Post 273: More Tips on Teacher Feedback and Grading
Why give feedback on papers?
We give feedback comments on student papers because we believe it is necessary for us to offer assistance when students are composing compositions. Comments create a motive for students to improve on their next draft. Without effective feedback comments on student papers, students assume their writing has communicated their meaning and perceive no need for revision for the next draft.
Or if you grade a paper with simply a low grade without giving comments, students have no idea why they got that low grade especially if you just put that C or D on the paper without explanation or without a rubric. When I give a low grade, I put comments next to the criteria set out on the writing rubric so students know what they did wrong.
Why grade in shifts?
I grade in shifts. First, I check for essay structure, then punctuation. With each successive round of papers, I grade for different writing skill sets so as not to overwhelm both student and teacher with too many comments.

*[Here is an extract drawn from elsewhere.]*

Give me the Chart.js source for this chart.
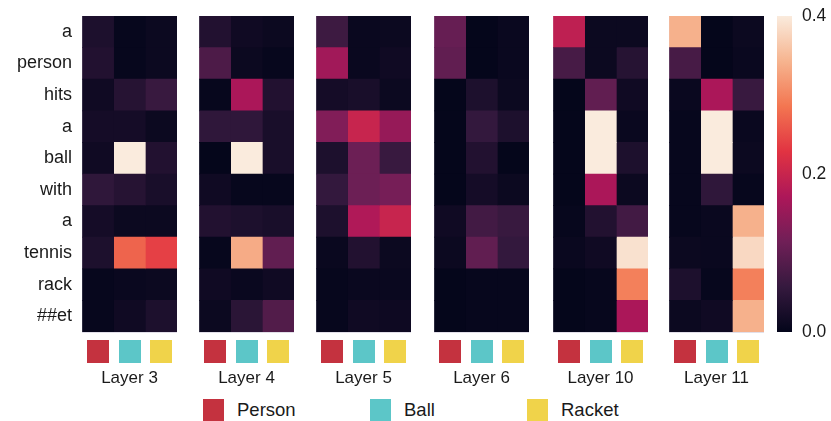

When I grade papers, the first round of papers, I grade for essay structure. If students make mistakes like not having a thesis statement, not having a complete introduction, or if their body paragraphs do not match their thesis, whether or not their body paragraphs have topic sentences, or if their paragraphs are too long or too short.
The first round of papers I grade for global issues such as thesis, structure, evidence, tone, audience and purpose. If the student is writing an academic paper, I require the student to write in third person case for a more professional tone. Students need to learn that when you write a professional paper, the audience is a professional audience so the tone has to be objective to make the paper credible.
I grade for global issues first and this kind of revision I have covered before in previous blog posts, I call internal revision. The reason I check for internal revision first is that I want students to first learn how to write papers that make sense.
I also want students to learn how to present evidence that back up the main idea and I want students to learn how to stick to that main idea before emphasizing other revision needs.
I then hand back to the first round of papers, and I go over all the internal revision issues the class has. If the class had problems with thesis, evidence, structure, tone, audience or purpose, I go over these elements of writing one by one in class.
I don't talk about grammar, punctuation mistakes yet until the students hand in their second round of writing. Usually, in the second round of papers, students make no essay structure mistakes anymore.
So, I now check for local issues such as diction, syntax, grammatical structure, paragraph structure, sentence structure, transitional words, punctuation, mechanics, sentence fragments and spelling.
For each student, I don't correct every single grammar mistake on this second round of papers because correcting every single mistake would overwhelm the student and take up too much time for faculty grading especially if the school has a 3 to 5 day deadline for all essay grading.
So what I do in the second round of papers, is correct the 3 major local issue mistakes that students make in these second round of papers.
Then, when I have class, I go over the local issues mistakes the entire class made and so we go over the diction, syntax, grammar, punctuation and spelling mistakes all students make.
By the time I get to the third round of papers, I receive papers with very few essay structure mistakes and very few grammar mistakes. Usually the third round of papers takes the least amount of time to grade since students have by this time mastered the core concepts of the writing class.
Why do selective grading?
When I do this kind of selective grading, I make more effective use of my time and students can see their progress from draft to draft or from paper to paper. When we compare student papers from their first draft to their third draft, or compare student papers from assignment1 to assignment3, students are delighted with the progress they have made, which increases student morale in class and students then gain confidence in their writing. I love seeing students enjoy writing because of my class!